Cajun Shrimp & Rice Skillet
- Ready In:
- 2 tablespoons olive oil
- 1⁄2 yellow onion, diced
- 2 garlic cloves, minced
- 1⁄2 green bell pepper, sliced
- 1⁄2 yellow bell pepper, sliced
- 1⁄2 red bell pepper, sliced
- 1⁄2 orange bell pepper, sliced
- 1 tablespoon cajun seasoning
- 1 1⁄2 cups long-grain white rice
- 2 3⁄4 cups chicken stock or 2 3/4 cups water
- 1 lb large peeled and deveined shrimp
- 1 lemon, juiced plus lemon wedges for garnish
- 2 tablespoons fresh parsley, chopped
- 3 tablespoons sliced scallions (to garnish)
- Preheat oven to 375 degrees F.
- Heat oil in a large skillet over medium high heat. Add the onion, garlic, and peppers and cook until softened, about 5 to 8 minutes.
- Season with half of the Cajun seasoning and then stir in the rice. Cook for about 1 to 2 minutes, stirring often. Add the chicken stock and bring to a simmer.
- Cover with a lid, place in the oven and cook until the stock has absorbed and the rice is tender, about 18 to 20 minutes. Carefully remove from the oven and remove the lid.
- Place the shrimp on top along with the remaining Cajun seasoning, and replace the lid. Return to the oven and cook for another 5 to 8 minutes or until the shrimp is fully cooked. Remove from the oven, remove lid and gently fold in the lemon juice and parsley. Garnish with sliced scallions and lemon wedges to serve.

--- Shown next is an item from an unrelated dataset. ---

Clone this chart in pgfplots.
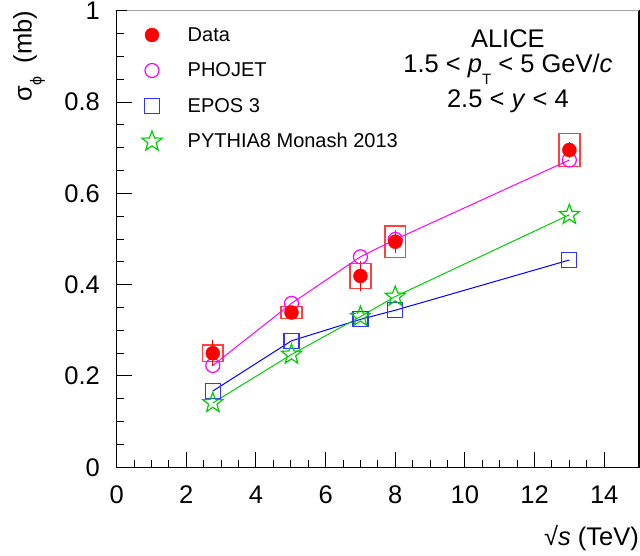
\documentclass[border=0pt]{standalone}
\usepackage{fontspec}
\setmainfont{Liberation Sans}
\usepackage{pgfplots}
\pgfplotsset{compat=1.18}
\definecolor{rgreen}{RGB}{0,204,0}
\definecolor{rmag}{RGB}{255,0,255}
\newcommand{\fs}[1]{\fontsize{#1}{#1}\selectfont}
\pgfdeclareplotmark{ostar}{%
  \pgfpathmoveto{\pgfqpoint{0pt}{\pgfplotmarksize}}%
  \pgfpathlineto{\pgfqpoint{-0.247\pgfplotmarksize}{0.340\pgfplotmarksize}}%
  \pgfpathlineto{\pgfqpoint{-0.951\pgfplotmarksize}{0.309\pgfplotmarksize}}%
  \pgfpathlineto{\pgfqpoint{-0.399\pgfplotmarksize}{-0.130\pgfplotmarksize}}%
  \pgfpathlineto{\pgfqpoint{-0.588\pgfplotmarksize}{-0.809\pgfplotmarksize}}%
  \pgfpathlineto{\pgfqpoint{0pt}{-0.420\pgfplotmarksize}}%
  \pgfpathlineto{\pgfqpoint{0.588\pgfplotmarksize}{-0.809\pgfplotmarksize}}%
  \pgfpathlineto{\pgfqpoint{0.399\pgfplotmarksize}{-0.130\pgfplotmarksize}}%
  \pgfpathlineto{\pgfqpoint{0.951\pgfplotmarksize}{0.309\pgfplotmarksize}}%
  \pgfpathlineto{\pgfqpoint{0.247\pgfplotmarksize}{0.340\pgfplotmarksize}}%
  \pgfpathclose
  \pgfusepathqstroke
}
\begin{document}
\begin{tikzpicture}
\begin{axis}[
  at={(0,0)}, anchor=south west,
  scale only axis, width=522.3pt, height=456.6pt,
  xmin=0, xmax=15, ymin=0, ymax=1,
  clip=false,
  xtick={0,2,4,6,8,10,12,14}, ytick={0,0.2,0.4,0.6,0.8,1},
  minor x tick num=3, minor y tick num=3,
  tick pos=left, tick align=inside,
  major tick length=15pt, minor tick length=7.5pt,
  axis line style={line width=1.3pt},
  every tick/.style={black, line width=1pt},
  /pgf/number format/assume math mode=true,
  tick label style={font=\fs{25.5}, inner sep=0pt},
  xticklabel style={anchor=base, yshift=-35.7pt},
  yticklabel style={anchor=east, xshift=-16.7pt},
  legend style={at={(rel axis cs:0,1)}, anchor=north west, xshift=15.3pt, yshift=-6.55pt,
    draw=none, fill=none, inner sep=0pt, outer sep=0pt, row sep=0pt, font=\fs{20},
    nodes={inner sep=0pt}, /tikz/every odd column/.style={column sep=15.7pt}},
  legend cell align=left,
  legend image code/.code={\path[draw=none, fill=none] (-20pt,-17.75pt) rectangle (20pt,17.75pt); \draw[#1] plot coordinates {(0pt,0pt)};},
]
\addlegendimage{only marks, mark=*, red, mark size=7pt}
\addlegendentry{Data}
\addlegendimage{only marks, mark=o, rmag, mark size=7pt, mark options={line width=1.2pt}}
\addlegendentry{PHOJET}
\addlegendimage{only marks, mark=square, blue!80, mark size=7.5pt, mark options={line width=1.2pt}}
\addlegendentry{EPOS 3}
\addlegendimage{only marks, mark=ostar, rgreen, mark size=10.5pt, mark options={line width=1.2pt}}
\addlegendentry{PYTHIA8 Monash 2013}

% systematic boxes
\addplot[red!75, line width=1.5pt, line cap=rect, forget plot] coordinates {(2.46,0.232) (3.06,0.232) (3.06,0.268) (2.46,0.268) (2.46,0.232)};
\addplot[red!75, line width=1.5pt, line cap=rect, forget plot] coordinates {(4.72,0.326) (5.32,0.326) (5.32,0.352) (4.72,0.352) (4.72,0.326)};
\addplot[red!75, line width=1.5pt, line cap=rect, forget plot] coordinates {(6.70,0.392) (7.30,0.392) (7.30,0.446) (6.70,0.446) (6.70,0.392)};
\addplot[red!75, line width=1.5pt, line cap=rect, forget plot] coordinates {(7.70,0.459) (8.30,0.459) (8.30,0.529) (7.70,0.529) (7.70,0.459)};
\addplot[red!75, line width=1.5pt, line cap=rect, forget plot] coordinates {(12.70,0.659) (13.30,0.659) (13.30,0.731) (12.70,0.731) (12.70,0.659)};

% PHOJET
\addplot[rmag, line width=1pt, mark=o, mark size=7pt, mark options={line width=1.2pt}, forget plot] coordinates {
(2.76,0.223) (5.02,0.359) (7.00,0.461) (8.00,0.499) (13.00,0.673)};
% EPOS 3
\addplot[blue, line width=1pt, mark=square, mark size=7.5pt, mark options={line width=1.2pt, draw=blue!80}, forget plot] coordinates {
(2.76,0.167) (5.02,0.277) (7.00,0.324) (8.00,0.344) (13.00,0.454)};
% PYTHIA8
\addplot[rgreen, line width=1pt, mark=ostar, mark size=10.5pt, mark options={line width=1.2pt}, forget plot] coordinates {
(2.76,0.141) (5.02,0.247) (7.00,0.330) (8.00,0.374) (13.00,0.553)};

% Data
\addplot[red, only marks, mark=*, mark size=7pt, forget plot,
  error bars/.cd, y dir=both, y explicit, error mark=-,
  error bar style={red, line width=1pt}, error mark options={red, line width=1pt, mark size=3pt}]
coordinates {
(2.76,0.250) +- (0,0.022)
(5.02,0.339) +- (0,0.008)
(7.00,0.419) +- (0,0.027)
(8.00,0.494) +- (0,0.019)
(13.00,0.695) +- (0,0.010)
};

\draw[gray!70, line width=1.3pt] (rel axis cs:0.02,1) -- (rel axis cs:1,1);

\node[anchor=base, font=\fs{25.5}, inner sep=0pt] at ([yshift=-37.3pt]rel axis cs:0.749,1) {ALICE};
\node[anchor=base, font=\fs{25.5}, inner sep=0pt] at ([yshift=-62.3pt]rel axis cs:0.749,1) {1.5 < \textit{p}\raisebox{-12pt}{\fs{15}T} < 5 GeV/\textit{c}};
\node[anchor=base, font=\fs{25.5}, inner sep=0pt] at ([yshift=-97.3pt]rel axis cs:0.749,1) {2.5 < \textit{y} < 4};

\node[rotate=90, anchor=north east, inner sep=0pt, font=\fs{25.5}] at ([xshift=-103.7pt]rel axis cs:0,1) {σ\raisebox{-10pt}{\fs{16}ϕ}\hspace{6pt} (mb)};
\node[anchor=base east, inner sep=0pt, font=\fs{25.5}] at ([yshift=-77.7pt]rel axis cs:1,0) {√\textit{s} (TeV)};
\end{axis}
\pgfresetboundingbox
\path[use as bounding box] (-116.7pt,-87.7pt) rectangle (523.3pt,467.3pt);
\end{tikzpicture}
\end{document}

I've made this several times. It is one of my go-to recipes when I'm hungry for shrimp. Easy and tasty. Sometimes I've added more Cajun seasoning, once a dash of Sriracha sauce but the basic recipe is the same. I keep a bag of diced onion and a bag of diced bell pepper in the freezer so getting this into the oven takes no time at all. Pour a glass of wine - add the shrimp - set the table - dinner is ready!